The NLTK PunktSentenceTokenizer uses an unsupervised model to break texts up into sentences. Since you have to train the model to make it work you should load it from a pickle file. In this case we want the model trained on the English language so I'll load english.pickle.

tokenizer = nltk.data.load("tokenizers/punkt/PY3/english.pickle")

Now you can break Sidhartha up into sentences using the tokenizer.

sentences = tokenizer.tokenize(response.text)
print(len(sentences))

for index, sentence in enumerate(sentences[1:5]):
    print("   {}: {}".format(index, sentence.replace("\r", "")))
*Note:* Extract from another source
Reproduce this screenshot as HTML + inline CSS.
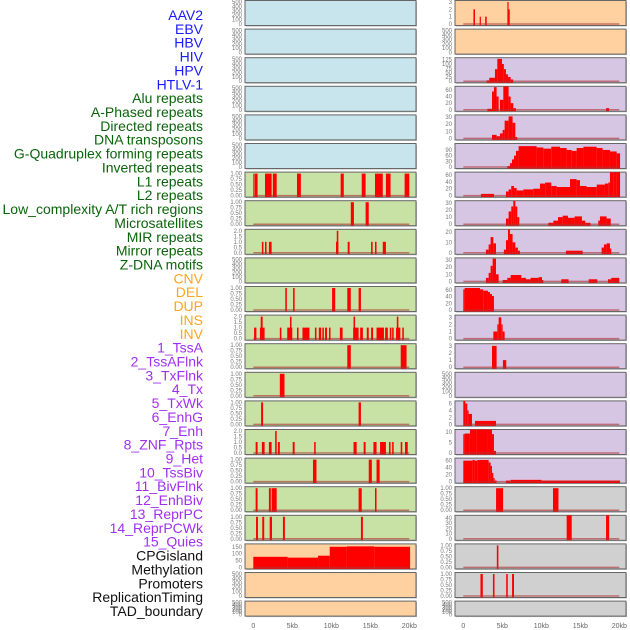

   0: You may copy it, give it away or
re-use it under the terms of the Project Gutenberg License included
with this eBook or online at www.gutenberg.org


Title: Siddhartha

Author: Herman Hesse

Translator: Gunther Olesch, Anke Dreher, Amy Coulter, Stefan Langer and Semyon Chaichenets

Release Date: April 6, 2008 [EBook #2500]
Last updated: July 2, 2011
Last updated: January 23, 2013

Language: English


*** START OF THIS PROJECT GUTENBERG EBOOK SIDDHARTHA ***




Produced by Michael Pullen,  Chandra Yenco, Isaac Jones





SIDDHARTHA

An Indian Tale

by Hermann Hesse





FIRST PART

To Romain Rolland, my dear friend




THE SON OF THE BRAHMAN

In the shade of the house, in the sunshine of the riverbank near the
boats, in the shade of the Sal-wood forest, in the shade of the fig tree
is where Siddhartha grew up, the handsome son of the Brahman, the young
falcon, together with his friend Govinda, son of a Brahman.
   1: The sun
tanned his light shoulders by the banks of the river when bathing,
performing the sacred ablutions, the sacred offerings.
   2: In the mango
grove, shade poured into his black eyes, when playing as a boy, when
his mother sang, when the sacred offerings were made, when his father,
the scholar, taught him, when the wise men talked.
   3: For a long time,
Siddhartha had been partaking in the discussions of the wise men,
practising debate with Govinda, practising with Govinda the art of
reflection, the service of meditation.

So you can see that it didn't get the pre-amble quite right. It took all the lines up until the first sentence of the text as being one sentence, but then after that it seemed to do okay. It was probably looking for periods or some such. This is important to note, because it means that it might not work as well for things like logs or other sources where the input isn't made up of complete, well-formed sentences.

References

“Natural Language Toolkit — NLTK 3.3 Documentation.” Accessed July 30, 2018. http://www.nltk.org/.
Perkins, Jacob. Python 3 Text Processing with NLTK 3 Cookbook: Over 80 Practical Recipes on Natural Language Processing Techniques Using Python’s NLTK 3.0. 2. ed. Packt Open Source. Birmingham: Packt Publ, 2014.